In 2019, I participated in a powerful group of women digging deep into themselves as they joined Tanis Frame's 9 month program, Decide to Thrive. On one particular day, on a zoom call with 20 other women, back when zoom felt like a novelty rather than an expectation, I had my camera off as I listened in stirring something on the stove. I heard Tanis say the words "chop wood, carry water" and I had an embodied "ah ha" moment as though this very simple, yet profound teaching was right in front of me. From that time on, when life feels stormy, I can generally find my footing once I rest into the basic needs right in front of me.
See, I can spin a cycle of "what ifs" WAY too easily. My mind can race ahead, running through scenarios, finding potential disasters like finding dead ends in a maze. My very calm sister-in-law once said to a very panicked me, "this might not mean what you think it means". This simple statement alerted me to a habit of mine, a self-harming behavioural rut that must helped me stay safe at some point but was obviously longer serving me.

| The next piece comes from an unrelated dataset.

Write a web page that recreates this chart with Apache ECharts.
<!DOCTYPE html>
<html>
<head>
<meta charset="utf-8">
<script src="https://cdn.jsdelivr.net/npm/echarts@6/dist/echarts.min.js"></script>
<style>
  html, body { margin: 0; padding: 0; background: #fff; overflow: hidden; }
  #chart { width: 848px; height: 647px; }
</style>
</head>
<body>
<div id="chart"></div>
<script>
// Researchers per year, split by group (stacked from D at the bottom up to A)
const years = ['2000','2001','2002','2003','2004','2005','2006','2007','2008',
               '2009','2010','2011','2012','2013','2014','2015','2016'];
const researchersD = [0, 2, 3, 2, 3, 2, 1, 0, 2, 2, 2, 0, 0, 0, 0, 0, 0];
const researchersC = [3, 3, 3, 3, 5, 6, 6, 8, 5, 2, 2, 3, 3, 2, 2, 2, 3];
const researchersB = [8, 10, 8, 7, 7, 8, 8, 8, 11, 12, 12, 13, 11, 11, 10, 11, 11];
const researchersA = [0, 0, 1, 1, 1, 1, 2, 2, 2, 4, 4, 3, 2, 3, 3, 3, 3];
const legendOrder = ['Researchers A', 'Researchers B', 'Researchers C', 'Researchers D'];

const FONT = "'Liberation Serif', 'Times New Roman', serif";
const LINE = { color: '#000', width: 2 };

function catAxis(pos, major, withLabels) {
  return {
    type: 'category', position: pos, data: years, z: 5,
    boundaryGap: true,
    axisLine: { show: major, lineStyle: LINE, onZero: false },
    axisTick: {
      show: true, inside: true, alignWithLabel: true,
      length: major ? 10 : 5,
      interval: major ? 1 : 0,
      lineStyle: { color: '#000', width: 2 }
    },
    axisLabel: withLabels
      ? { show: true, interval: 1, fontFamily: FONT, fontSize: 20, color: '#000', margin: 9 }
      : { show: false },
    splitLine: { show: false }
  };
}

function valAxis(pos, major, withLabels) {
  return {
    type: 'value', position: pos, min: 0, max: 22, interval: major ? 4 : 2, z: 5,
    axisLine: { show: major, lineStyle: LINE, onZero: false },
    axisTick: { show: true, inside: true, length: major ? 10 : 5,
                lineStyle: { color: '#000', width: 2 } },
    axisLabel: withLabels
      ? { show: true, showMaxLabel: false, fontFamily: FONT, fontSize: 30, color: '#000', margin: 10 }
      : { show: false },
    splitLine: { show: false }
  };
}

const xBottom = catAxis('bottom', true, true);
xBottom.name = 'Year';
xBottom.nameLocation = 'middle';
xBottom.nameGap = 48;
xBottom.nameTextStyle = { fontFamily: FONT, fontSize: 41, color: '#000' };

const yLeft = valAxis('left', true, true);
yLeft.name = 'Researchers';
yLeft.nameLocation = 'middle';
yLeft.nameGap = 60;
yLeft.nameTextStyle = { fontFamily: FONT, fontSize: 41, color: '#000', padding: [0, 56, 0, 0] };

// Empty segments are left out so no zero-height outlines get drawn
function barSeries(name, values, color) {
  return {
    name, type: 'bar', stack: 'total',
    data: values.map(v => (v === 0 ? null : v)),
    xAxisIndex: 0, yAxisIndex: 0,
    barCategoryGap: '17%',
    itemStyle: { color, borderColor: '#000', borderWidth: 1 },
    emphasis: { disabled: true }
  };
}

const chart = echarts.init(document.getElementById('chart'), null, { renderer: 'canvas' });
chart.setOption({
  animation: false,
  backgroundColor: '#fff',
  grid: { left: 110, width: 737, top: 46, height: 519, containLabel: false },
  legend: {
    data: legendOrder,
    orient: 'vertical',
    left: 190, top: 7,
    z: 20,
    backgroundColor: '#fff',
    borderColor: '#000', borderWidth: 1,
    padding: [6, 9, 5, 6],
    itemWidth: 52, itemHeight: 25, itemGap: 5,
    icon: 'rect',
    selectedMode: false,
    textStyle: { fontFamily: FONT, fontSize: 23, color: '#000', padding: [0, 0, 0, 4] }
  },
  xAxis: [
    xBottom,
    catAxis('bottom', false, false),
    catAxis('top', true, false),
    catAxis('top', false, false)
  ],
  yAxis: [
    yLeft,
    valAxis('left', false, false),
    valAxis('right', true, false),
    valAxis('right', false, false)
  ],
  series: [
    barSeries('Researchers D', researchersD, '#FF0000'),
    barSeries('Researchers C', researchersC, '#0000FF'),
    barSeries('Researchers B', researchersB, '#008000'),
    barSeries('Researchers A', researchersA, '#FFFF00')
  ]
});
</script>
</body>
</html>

One Sunday in February, I sat down to write a mid-term and became flooded with the many rabbit holes my mind raced through as it played out scenarios connected to each line of a draft 'Code of Ethics' we were asked to contribute to. With a strong sense of integrity, the
origins of which I continue to practice curiosity with, I find ethical deliberations particularly activating as a deeply feeling human. I aim to do the least amount of harm to others, constantly weighing the costs and benefits of my actions on human and other-than-human beings. The helplessness I feel due to my inability to help all beings, a profoundly human limitation, can project as righteousness.

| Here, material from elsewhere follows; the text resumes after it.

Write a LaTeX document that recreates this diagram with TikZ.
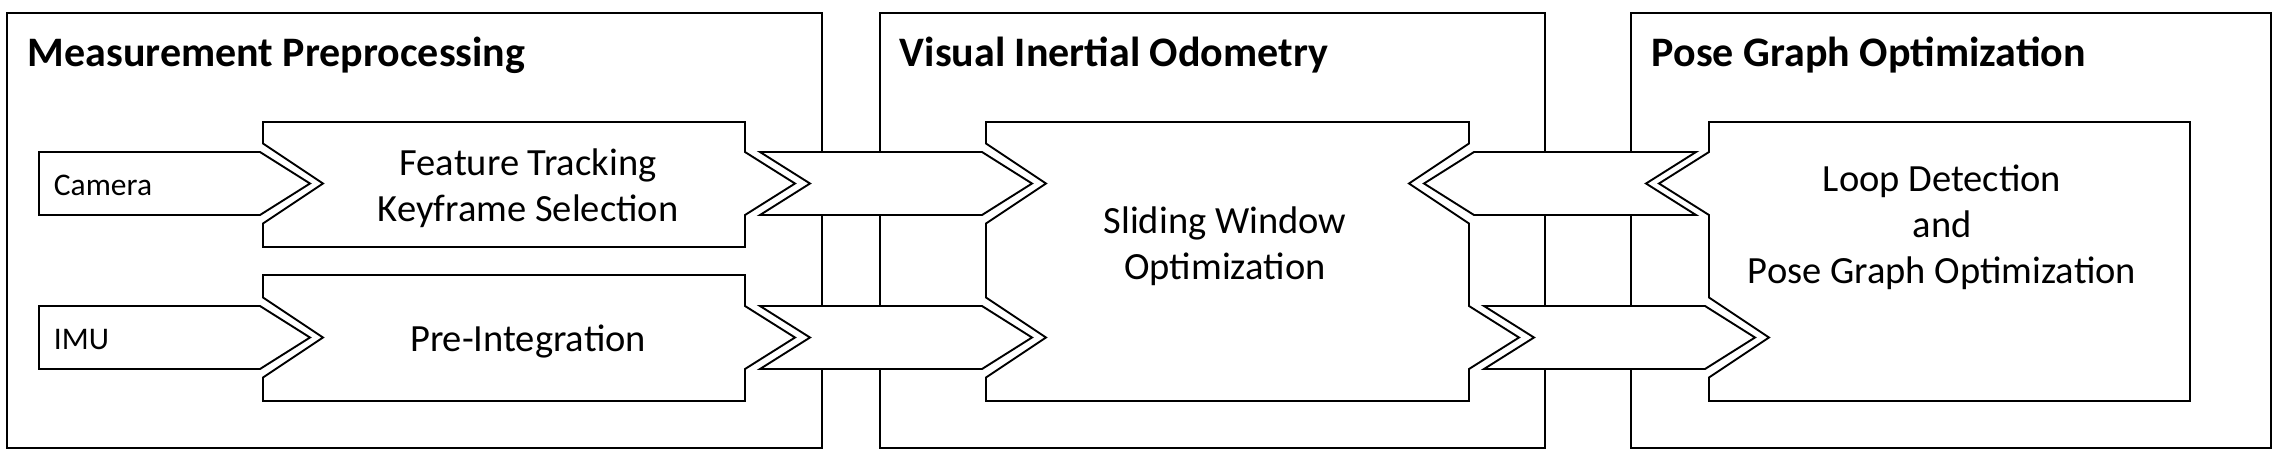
\documentclass[tikz,border=0pt]{standalone}
\usepackage{fontspec}
\setmainfont{Carlito}

\begin{document}
\begin{tikzpicture}[
    x=1pt, y=-1pt, % pixel units, y grows downwards
    line width=1.9pt, % Line thickness for all outlines
    blockshape/.style={draw, fill=white},
    stagetitle/.style={anchor=base west, inner sep=0pt, font=\bfseries\fontsize{42}{50}\selectfont},
    blocktext/.style={align=center, inner sep=0pt, font=\fontsize{38.5}{46}\selectfont},
    sensortext/.style={anchor=base west, inner sep=0pt, font=\fontsize{31.5}{36}\selectfont}
]
\useasboundingbox (0,0) rectangle (2278,461);

% Define the stage frames
\draw (7,13) rectangle (822,448);
\draw (880,13) rectangle (1545,448);
\draw (1631,13) rectangle (2271,448);

% Define the sensor inputs
\draw[blockshape] (39,152) -- (260,152) -- (310,183.5) -- (260,215) -- (39,215) -- cycle;
\draw[blockshape] (39,306) -- (260,306) -- (310,337.5) -- (260,369) -- (39,369) -- cycle;

% Define the processing blocks
\draw[blockshape] (263,122) -- (745,122) -- (745,152) -- (795,183.5) -- (745,215) -- (745,247)
    -- (263,247) -- (263,223.5) -- (323,183.5) -- (263,143.5) -- cycle;
\draw[blockshape] (263,275) -- (745,275) -- (745,306) -- (795,337.5) -- (745,369) -- (745,401)
    -- (263,401) -- (263,377.5) -- (323,337.5) -- (263,297.5) -- cycle;
\draw[blockshape] (986,122) -- (1469,122) -- (1469,143.5) -- (1409,183.5) -- (1469,223.5)
    -- (1469,306) -- (1519,337.5) -- (1469,369) -- (1469,401) -- (986,401)
    -- (986,377.5) -- (1046,337.5) -- (986,297.5) -- (986,223.5) -- (1046,183.5) -- (986,143.5) -- cycle;
\draw[blockshape] (1709,122) -- (2190,122) -- (2190,401) -- (1709,401) -- (1709,377.5)
    -- (1769,337.5) -- (1709,297.5) -- (1709,215) -- (1659,183.5) -- (1709,152) -- cycle;

% Define the connecting chevrons
\draw[blockshape] (760,152) -- (982,152) -- (1032,183.5) -- (982,215) -- (760,215) -- (810,183.5) -- cycle;
\draw[blockshape] (760,306) -- (982,306) -- (1032,337.5) -- (982,369) -- (760,369) -- (810,337.5) -- cycle;
\draw[blockshape] (1424,183.5) -- (1474,152) -- (1696,152) -- (1646,183.5) -- (1696,215) -- (1474,215) -- cycle;
\draw[blockshape] (1484,306) -- (1705,306) -- (1755,337.5) -- (1705,369) -- (1484,369) -- (1534,337.5) -- cycle;

% Define the texts
\node[stagetitle] (prep) at (27,66) {Measurement Preprocessing};
\node[stagetitle] (vio) at (899,66) {Visual Inertial Odometry};
\node[stagetitle] (pgo) at (1651,66) {Pose Graph Optimization};
\node[sensortext] (cam) at (53,195) {Camera};
\node[sensortext] (imu) at (53,349) {IMU};
\node[blocktext] (track) at (528,188) {Feature Tracking\\Keyframe Selection};
\node[blocktext] (preint) at (528,341) {Pre-Integration};
\node[blocktext] (window) at (1225,246) {Sliding Window\\Optimization};
\node[blocktext] (loop) at (1942,227) {Loop Detection\\and\\Pose Graph Optimization};

\end{tikzpicture}
\end{document}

As I noticed it arise, I attempted to move on in the assignment, noting I could come back to it later. But I couldn't move on... I paced beside my computer then sat back down again and followed the digital rabbit hole. I researched ethical associations in my jurisdiction, investigated the steps to report ethical violations in various sectors, looked at ethics review policies, inquired about consequences for ethical breaches... my heart was pounding, my ears likely steaming.
Wait. Stop. This isn't helping.
Deep breath. Long exhale. Four more just like it.
Like a whisper from my heart I hear, "Chop wood, carry water."
I stepped away from the computer and out of my mental and emotional spiral of doom and into the reliably mundane. In my case make dinner, prepare for the week. But first, my reliable companion, a chocolate lab named Murphy, has me conditioned to get out for a walk with him every afternoon when I step back from my computer. The walk helps, I process my activation with my partner, applying Tara Brach's principle of RAIN to move through the experience with compassion for myself and others. Some energy of activation lingers when I return home so I decide to continue avoiding the computer and stick to meeting basic needs.
After dinner, my family retreats to their crafts and reading as I look at preparing for the week. With my partner going out of town for a few days, more work to do on this mid-term, and plans to be a driver for my daughters field trip on the calendar, I know how valuable this preparation will be. Taking a couple of hours to prepare snacks now is like gifting an easy button to future me so I set to work.
I place a pot on the stove, fill it with frozen blueberries and raspberries from last summer's harvest, topping it off with pear sauce before cooking it down to combine the flavours and evaporate some of the liquid. While it bubbles on the stove, I make a family favourite, a batch of chocolate chip cookies, for this week's lunches.
The cookies helped. The periodic stirring of the fruit sauce helped. There was a beauty to the ease of these simple tasks, like a release from the pressure to think critically while surfing the waves of emotion evoked in my heart while studying. Instead, I take in the warm, sweet scent of summer fruits containing the promise of a sweeter tomorrow as I spread the puree over the dehydrator sheets.
Bake cookies, make fruit leather. Tomorrow is a brand new day.
And tomorrow, there will be fruit leather!